Ceph Introduction
Ceph – Technical Deep Dive
Ceph is a distributed, software-defined storage system designed to provide scalable, fault-tolerant storage without a centralized metadata bottleneck. It is built around the RADOS object store, which serves as the foundation for all storage interfaces.
Core Architecture
RADOS (Reliable Autonomic Distributed Object Store)
RADOS is the lowest layer of Ceph and is responsible for:
- storing data as objects,
- replicating or erasure-coding data,
- ensuring strong consistency,
- handling recovery and rebalancing automatically.
Each object is stored on multiple OSDs (Object Storage Daemons) according to the configured replication or erasure coding rules.
OSDs
An OSD is a daemon responsible for:
- managing a physical disk or logical volume,
- serving read/write requests,
- replicating data to peer OSDs,
- performing data recovery and backfilling,
- maintaining object metadata and OMAP key-value data.
OSDs communicate directly with each other and clients using an internal Ceph protocol over TCP.
MON (Monitor)
Monitors maintain the cluster maps, including:
- monitor map (MONs),
- OSD map,
- CRUSH map,
- MDS map.
MONs use the Paxos consensus algorithm to maintain strong consistency of cluster state. A quorum of MONs is required for the cluster to operate.
MGR (Manager)
Managers provide:
- cluster telemetry and statistics,
- background tasks and orchestration hooks,
- REST APIs and dashboards,
- support for modules such as Prometheus, alerts, and balancer.
MGRs do not participate in the data path but are critical for observability and automation.
Data Placement and CRUSH
Ceph uses the CRUSH (Controlled Replication Under Scalable Hashing) algorithm to calculate object placement deterministically.
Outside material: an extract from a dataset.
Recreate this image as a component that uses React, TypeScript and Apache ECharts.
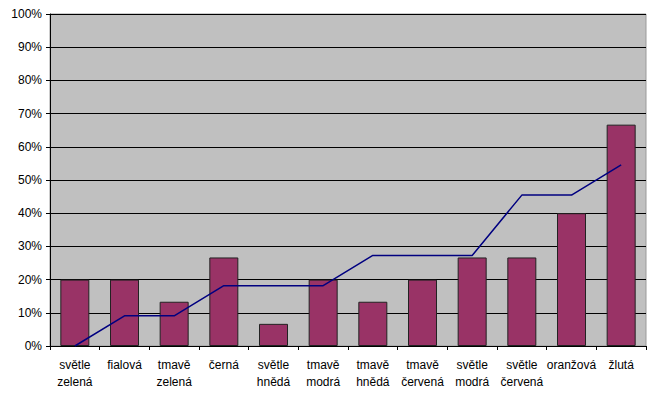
import React, { useEffect, useRef } from "react";
import * as echarts from "echarts";

const categories = [
  "světle\nzelená",
  "fialová",
  "tmavě\nzelená",
  "černá",
  "světle\nhnědá",
  "tmavě\nmodrá",
  "tmavě\nhnědá",
  "tmavě\nčervená",
  "světle\nmodrá",
  "světle\nčervená",
  "oranžová",
  "žlutá",
];

const barValues = [20, 20, 13.33, 26.67, 6.67, 20, 13.33, 20, 26.67, 26.67, 40, 66.67];
const lineValues = [0, 9.09, 9.09, 18.18, 18.18, 18.18, 27.27, 27.27, 27.27, 45.45, 45.45, 54.55];

const FONT = "'Liberation Sans', Arial, sans-serif";

export default function App() {
  const ref = useRef<HTMLDivElement>(null);
  useEffect(() => {
    if (!ref.current) return;
    const chart = echarts.init(ref.current, undefined, { renderer: "svg" });
    chart.setOption({
      animation: false,
      backgroundColor: "#ffffff",
      grid: {
        left: 50,
        right: 1,
        top: 14,
        bottom: 48,
        show: true,
        backgroundColor: "#c0c0c0",
        borderColor: "#9a9a9a",
        borderWidth: 1,
      },
      xAxis: {
        type: "category",
        data: categories,
        boundaryGap: true,
        axisLine: { show: true, lineStyle: { color: "#000000", width: 1 } },
        axisTick: { show: true, length: 4, lineStyle: { color: "#000000" } },
        axisLabel: {
          interval: 0,
          color: "#000000",
          fontFamily: FONT,
          fontSize: 12,
          lineHeight: 17,
          margin: 10,
        },
        splitLine: { show: false },
      },
      yAxis: {
        type: "value",
        min: 0,
        max: 100,
        interval: 10,
        axisLine: { show: true, lineStyle: { color: "#000000", width: 1 } },
        axisTick: { show: true, length: 4, lineStyle: { color: "#000000" } },
        axisLabel: {
          color: "#000000",
          fontFamily: FONT,
          fontSize: 12,
          margin: 8,
          formatter: (v: number) => `${v}%`,
        },
        splitLine: { show: true, lineStyle: { color: "#000000", width: 1 } },
      },
      series: [
        {
          type: "bar",
          data: barValues,
          barWidth: 29,
          itemStyle: { color: "#993366", borderColor: "#222222", borderWidth: 1 },
        },
        {
          type: "line",
          data: lineValues,
          symbol: "none",
          lineStyle: { color: "#000080", width: 1.5 },
        },
      ],
    });
    return () => chart.dispose();
  }, []);
  return (
    <div
      ref={ref}
      style={{ position: "fixed", left: 0, top: 0, width: 647, height: 394 }}
    />
  );
}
Clients compute object locations locally, eliminating centralized lookup services.
CRUSH takes into account:
- failure domains (disk, host, rack, row, datacenter),
- weights and rules,
- replication or erasure coding profiles.
This design enables linear scalability and predictable failure behavior.
Placement Groups (PGs)
Objects are grouped into placement groups (PGs), which act as logical containers that map to a set of OSDs.
PGs:
- distribute data evenly across OSDs,
- reduce metadata overhead,
- simplify recovery and rebalancing operations.
The number of PGs directly affects performance, recovery speed, and cluster stability.
Consistency and Replication
Ceph provides strong consistency:
- writes are acknowledged only after all replicas confirm the operation,
- primary OSD coordinates writes to secondary replicas,
- journaling ensures crash consistency.
For erasure-coded pools, Ceph splits objects into data and parity chunks and reconstructs missing data on failure.
Recovery and Self-Healing
When an OSD or node fails:
- affected PGs are marked degraded,
- data is automatically re-replicated or reconstructed,
- CRUSH recalculates placement dynamically,
- recovery traffic is throttled to avoid impacting client I/O.
Once the failed component returns, Ceph rebalances data back to optimal placement.
Storage Interfaces
Ceph exposes multiple storage interfaces built on RADOS:
RADOS Block Device (RBD)
- distributed block storage,
- supports snapshots, clones, and live migration,
- commonly used with virtualization platforms.
CephFS
- POSIX-compliant distributed file system,
- metadata handled by MDS (Metadata Servers),
- supports snapshots and quotas.
RADOS Gateway (RGW)
- object storage compatible with S3 and Swift APIs,
- uses RADOS objects and OMAPs for metadata,
- supports multisite replication and lifecycle policies.
Scalability and Failure Model
Ceph is designed to:
- scale horizontally by adding OSDs and nodes,
- tolerate multiple simultaneous failures,
- avoid single points of failure,
- operate on commodity hardware.
The system favors availability and consistency while maintaining high durability through replication or erasure coding.
Summary
Ceph is a fully distributed storage platform that combines deterministic data placement, strong consistency, and self-healing mechanisms. Its architecture enables it to scale from small clusters to multi-petabyte deployments while maintaining predictable performance and fault tolerance.